◆ **TASK TO COMPLETE**
Take from the listing each line that has the string "chart".

** Start **

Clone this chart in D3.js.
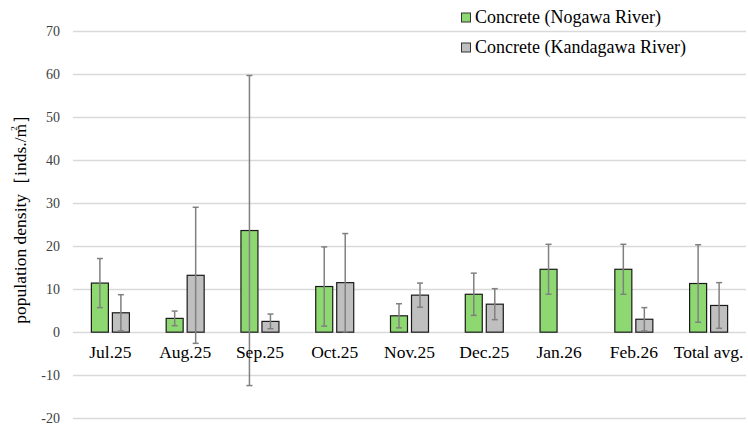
<!DOCTYPE html>
<html>
<head>
<meta charset="utf-8">
<script src="https://cdn.jsdelivr.net/npm/d3@7"></script>
<style>
  html, body { margin: 0; padding: 0; background: #fff; }
</style>
</head>
<body>
<svg id="chart" width="748" height="426"></svg>
<script>
// Monthly population density by sampling site
const categories = ["Jul.25", "Aug.25", "Sep.25", "Oct.25", "Nov.25", "Dec.25", "Jan.26", "Feb.26", "Total avg."];
const seriesNames = ["Concrete (Nogawa River)", "Concrete (Kandagawa River)"];
const nogawaMean = [11.4, 3.2, 23.6, 10.6, 3.8, 8.8, 14.6, 14.6, 11.3];
const nogawaSD   = [5.7, 1.7, 36.0, 9.2, 2.8, 4.9, 5.8, 5.8, 9.0];
const kandaMean  = [4.5, 13.2, 2.5, 11.5, 8.6, 6.5, null, 3.0, 6.2];
const kandaSD    = [4.2, 15.8, 1.7, 11.4, 2.8, 3.6, null, 2.7, 5.3];
const yTicks = [-20, -10, 0, 10, 20, 30, 40, 50, 60, 70];

const colors = ["#8ed872", "#bfbfbf"];
const FONT = "'Liberation Serif', 'Times New Roman', serif";

const svg = d3.select("#chart");
const margin = { left: 73, right: 2, top: 30.7, bottom: 7.7 };
const W = 748, H = 426;

const x = d3.scaleBand().domain(categories).range([margin.left, W - margin.right]).paddingInner(0).paddingOuter(0);
const y = d3.scaleLinear().domain([-20, 70]).range([H - margin.bottom, margin.top]);

const barW = 17, gap = 4;

// gridlines
svg.append("g")
  .selectAll("line").data(yTicks).join("line")
  .attr("x1", margin.left).attr("x2", W - margin.right)
  .attr("y1", d => Math.round(y(d)) + 0.5).attr("y2", d => Math.round(y(d)) + 0.5)
  .attr("stroke", "#d9d9d9").attr("stroke-width", 1.3);

// y tick labels (plain hyphen for negatives)
const yAxis = d3.axisLeft(y).tickValues(yTicks).tickSize(0).tickPadding(0).tickFormat(d => String(d));
const ya = svg.append("g").attr("transform", `translate(60,0)`).call(yAxis);
ya.select(".domain").remove();
ya.selectAll("text").style("font-family", FONT).style("font-size", "14px").attr("fill", "#404040");

// bars with error bars
const series = [
  { name: seriesNames[0], mean: nogawaMean, sd: nogawaSD, color: colors[0], off: -gap / 2 - barW },
  { name: seriesNames[1], mean: kandaMean, sd: kandaSD, color: colors[1], off: gap / 2 }
];

series.forEach(s => {
  const rows = categories.map((c, i) => ({ c, v: s.mean[i], e: s.sd[i] })).filter(r => r.v != null);
  const cx = r => x(r.c) + x.bandwidth() / 2 + s.off;
  svg.append("g").selectAll("rect").data(rows).join("rect")
    .attr("x", r => cx(r)).attr("width", barW)
    .attr("y", r => y(Math.max(0, r.v))).attr("height", r => Math.abs(y(r.v) - y(0)))
    .attr("fill", s.color).attr("stroke", "#1a1a1a").attr("stroke-width", 1.2);
  const eb = svg.append("g").attr("stroke", "#808080").attr("stroke-width", 1.5);
  rows.forEach(r => {
    const mx = cx(r) + barW / 2;
    eb.append("line").attr("x1", mx).attr("x2", mx).attr("y1", y(r.v + r.e)).attr("y2", y(r.v - r.e));
    [r.v + r.e, r.v - r.e].forEach(v => {
      eb.append("line").attr("x1", mx - 3).attr("x2", mx + 3).attr("y1", y(v)).attr("y2", y(v));
    });
  });
});

// category labels
const xa = svg.append("g").attr("transform", `translate(0,${y(0)})`)
  .call(d3.axisBottom(x).tickSize(0).tickPadding(0));
xa.select(".domain").remove();
xa.selectAll("text").style("font-family", FONT).style("font-size", "17.5px")
  .attr("fill", "#000").attr("dy", null).attr("y", 26);

// y-axis title
const yt = svg.append("text")
  .attr("transform", "translate(26,215) rotate(-90)")
  .attr("text-anchor", "middle").style("font-family", FONT).style("font-size", "17.5px").attr("fill", "#000");
yt.append("tspan").text("population density［inds./m");
yt.append("tspan").style("font-size", "9px").attr("dy", -9).attr("dx", -7).text("2");
yt.append("tspan").attr("dy", 9).attr("dx", 2).text("］");

// legend
const lg = svg.append("g").attr("transform", "translate(461,0)");
seriesNames.forEach((n, i) => {
  const gy = 17.5 + i * 30;
  lg.append("rect").attr("x", 0.5).attr("y", gy - 4.5).attr("width", 9).attr("height", 9)
    .attr("fill", colors[i]).attr("stroke", "#333").attr("stroke-width", 1);
  lg.append("text").attr("x", 14).attr("y", gy + 5.5)
    .style("font-family", FONT).style("font-size", "18px").attr("fill", "#000").text(n);
});
</script>
</body>
</html>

** End **

◆ **FINAL RESULT**
Clone this chart in D3.js.
<svg id="chart" width="748" height="426"></svg>
const svg = d3.select("#chart");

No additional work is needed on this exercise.